The request: Repeat the material verbatim and drop the pictures.

+++

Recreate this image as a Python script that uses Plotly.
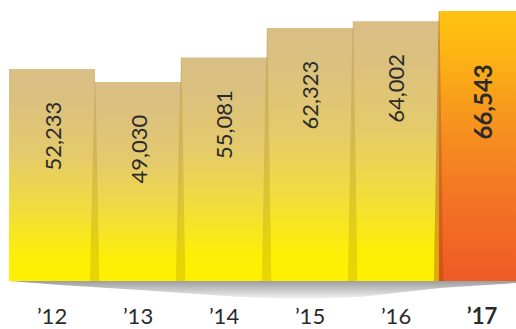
import plotly.graph_objects as go

# ---- data ----
years = ["’12", "’13", "’14", "’15", "’16", "’17"]
values = [52233, 49030, 55081, 62323, 64002, 66543]
value_labels = ["52,233", "49,030", "55,081", "62,323", "64,002", "66,543"]

W, H = 516, 329
PLOT_BOTTOM_PX = 281          # pixel row of the bar baseline
UNITS_PER_PX = 246.4          # y data units per pixel
X_LEFT = -0.605               # x range start (category units)
PX_PER_CAT = 86.0
AXIS_PX = 281                 # pixel row of the (invisible) category axis line

y_hi = PLOT_BOTTOM_PX * UNITS_PER_PX
y_lo = -(H - PLOT_BOTTOM_PX) * UNITS_PER_PX
x_hi = X_LEFT + W / PX_PER_CAT

tan_scale = [[0.0, "#FFF100"], [0.12, "#FDEE08"], [0.35, "#F1DC40"],
             [0.6, "#E4CA6C"], [0.85, "#DBC17F"], [1.0, "#D9BF86"]]
orange_scale = [[0.0, "#EF5A24"], [0.3, "#F37425"], [0.6, "#F7951E"],
                [0.85, "#FDB514"], [1.0, "#FFC30F"]]

fig = go.Figure()

# shadow under the bars (decoration)
sh_px = [9, 60, 140, 240, 300, 360, 440, 516]
sh_depth = [0, 4, 9, 16, 18, 16, 7, 2]
sx = [X_LEFT + p / PX_PER_CAT for p in sh_px]
sy = [-d * UNITS_PER_PX for d in sh_depth]
fig.add_trace(go.Scatter(
    x=[sx[0]] + sx + [sx[-1], sx[0]],
    y=[0] + sy + [0, 0],
    fill="toself", mode="none", hoverinfo="skip", showlegend=False,
    fillgradient=dict(type="vertical",
                      colorscale=[[0, "#F4F4F4"], [0.5, "#C8C8C8"], [1, "#9E9E9E"]]),
))

# bars
for i, v in enumerate(values):
    cs = orange_scale if i == len(values) - 1 else tan_scale
    fig.add_trace(go.Scatter(
        x=[i - 0.5, i + 0.5, i + 0.5, i - 0.5, i - 0.5],
        y=[0, 0, v, v, 0],
        fill="toself", mode="none", hoverinfo="skip", showlegend=False,
        fillgradient=dict(type="vertical", colorscale=cs),
    ))

# subtle fold shading at bar joins
for i in range(1, len(values)):
    v = values[i]
    x0 = i - 0.5
    col = "rgba(170,70,10,0.40)" if i == len(values) - 1 else "rgba(150,120,0,0.22)"
    fig.add_trace(go.Scatter(
        x=[x0 - 0.06, x0 + 0.05, x0 + 0.005, x0 - 0.005, x0 - 0.06],
        y=[0, 0, v, v, 0],
        fill="toself", mode="none", fillcolor=col,
        hoverinfo="skip", showlegend=False,
    ))

# value labels
for i, (v, t) in enumerate(zip(values, value_labels)):
    last = i == len(values) - 1
    fig.add_annotation(
        x=i, y=v, xref="x", yref="y",
        text=f"<b>{t}</b>" if last else t,
        textangle=-90, showarrow=False,
        xanchor="center", yanchor="top",
        yshift=-52 if last else -31,
        font=dict(family="Lato", size=24 if last else 22, color="#2a2a2a",
                  weight=700 if last else 400),
    )

ticktext = [f"<b>{y}</b>" if i == len(years) - 1 else y for i, y in enumerate(years)]

fig.update_layout(
    width=W, height=H,
    margin=dict(l=0, r=0, t=0, b=0, autoexpand=False),
    paper_bgcolor="white", plot_bgcolor="white",
    showlegend=False,
    xaxis=dict(range=[X_LEFT, x_hi], tickvals=list(range(len(years))), ticktext=ticktext,
               showgrid=False, zeroline=False, showline=False, ticks="",
               anchor="free", position=(H - AXIS_PX) / H, automargin=False,
               ticklabelstandoff=20,
               tickfont=dict(family="Lato", size=22, color="#2a2a2a")),
    yaxis=dict(range=[y_lo, y_hi], visible=False, showgrid=False, zeroline=False,
               automargin=False),
)

fig.write_html("out.html", config={"displayModeBar": False},
               post_script="document.body.style.margin='0';")
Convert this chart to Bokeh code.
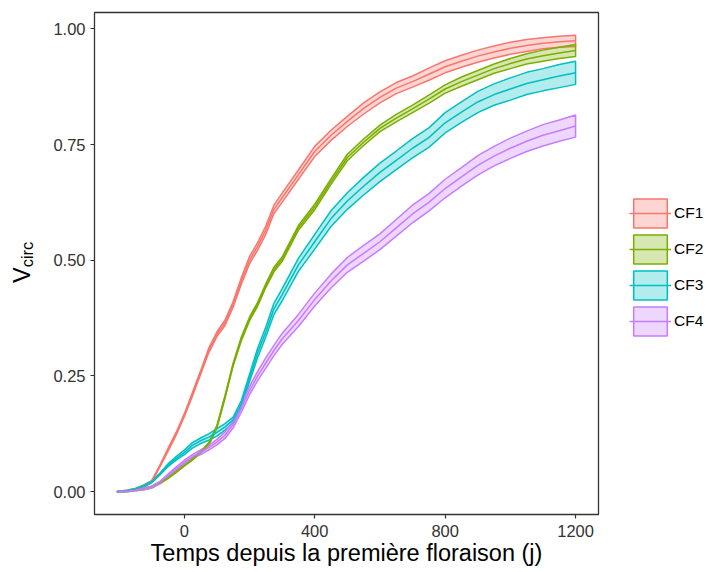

+++

Written response:
Recreate this image as a Python script that uses Plotly.
import plotly.graph_objects as go

# ---- data ----
years = ["’12", "’13", "’14", "’15", "’16", "’17"]
values = [52233, 49030, 55081, 62323, 64002, 66543]
value_labels = ["52,233", "49,030", "55,081", "62,323", "64,002", "66,543"]

W, H = 516, 329
PLOT_BOTTOM_PX = 281          # pixel row of the bar baseline
UNITS_PER_PX = 246.4          # y data units per pixel
X_LEFT = -0.605               # x range start (category units)
PX_PER_CAT = 86.0
AXIS_PX = 281                 # pixel row of the (invisible) category axis line

y_hi = PLOT_BOTTOM_PX * UNITS_PER_PX
y_lo = -(H - PLOT_BOTTOM_PX) * UNITS_PER_PX
x_hi = X_LEFT + W / PX_PER_CAT

tan_scale = [[0.0, "#FFF100"], [0.12, "#FDEE08"], [0.35, "#F1DC40"],
             [0.6, "#E4CA6C"], [0.85, "#DBC17F"], [1.0, "#D9BF86"]]
orange_scale = [[0.0, "#EF5A24"], [0.3, "#F37425"], [0.6, "#F7951E"],
                [0.85, "#FDB514"], [1.0, "#FFC30F"]]

fig = go.Figure()

# shadow under the bars (decoration)
sh_px = [9, 60, 140, 240, 300, 360, 440, 516]
sh_depth = [0, 4, 9, 16, 18, 16, 7, 2]
sx = [X_LEFT + p / PX_PER_CAT for p in sh_px]
sy = [-d * UNITS_PER_PX for d in sh_depth]
fig.add_trace(go.Scatter(
    x=[sx[0]] + sx + [sx[-1], sx[0]],
    y=[0] + sy + [0, 0],
    fill="toself", mode="none", hoverinfo="skip", showlegend=False,
    fillgradient=dict(type="vertical",
                      colorscale=[[0, "#F4F4F4"], [0.5, "#C8C8C8"], [1, "#9E9E9E"]]),
))

# bars
for i, v in enumerate(values):
    cs = orange_scale if i == len(values) - 1 else tan_scale
    fig.add_trace(go.Scatter(
        x=[i - 0.5, i + 0.5, i + 0.5, i - 0.5, i - 0.5],
        y=[0, 0, v, v, 0],
        fill="toself", mode="none", hoverinfo="skip", showlegend=False,
        fillgradient=dict(type="vertical", colorscale=cs),
    ))

# subtle fold shading at bar joins
for i in range(1, len(values)):
    v = values[i]
    x0 = i - 0.5
    col = "rgba(170,70,10,0.40)" if i == len(values) - 1 else "rgba(150,120,0,0.22)"
    fig.add_trace(go.Scatter(
        x=[x0 - 0.06, x0 + 0.05, x0 + 0.005, x0 - 0.005, x0 - 0.06],
        y=[0, 0, v, v, 0],
        fill="toself", mode="none", fillcolor=col,
        hoverinfo="skip", showlegend=False,
    ))

# value labels
for i, (v, t) in enumerate(zip(values, value_labels)):
    last = i == len(values) - 1
    fig.add_annotation(
        x=i, y=v, xref="x", yref="y",
        text=f"<b>{t}</b>" if last else t,
        textangle=-90, showarrow=False,
        xanchor="center", yanchor="top",
        yshift=-52 if last else -31,
        font=dict(family="Lato", size=24 if last else 22, color="#2a2a2a",
                  weight=700 if last else 400),
    )

ticktext = [f"<b>{y}</b>" if i == len(years) - 1 else y for i, y in enumerate(years)]

fig.update_layout(
    width=W, height=H,
    margin=dict(l=0, r=0, t=0, b=0, autoexpand=False),
    paper_bgcolor="white", plot_bgcolor="white",
    showlegend=False,
    xaxis=dict(range=[X_LEFT, x_hi], tickvals=list(range(len(years))), ticktext=ticktext,
               showgrid=False, zeroline=False, showline=False, ticks="",
               anchor="free", position=(H - AXIS_PX) / H, automargin=False,
               ticklabelstandoff=20,
               tickfont=dict(family="Lato", size=22, color="#2a2a2a")),
    yaxis=dict(range=[y_lo, y_hi], visible=False, showgrid=False, zeroline=False,
               automargin=False),
)

fig.write_html("out.html", config={"displayModeBar": False},
               post_script="document.body.style.margin='0';")
Convert this chart to Bokeh code.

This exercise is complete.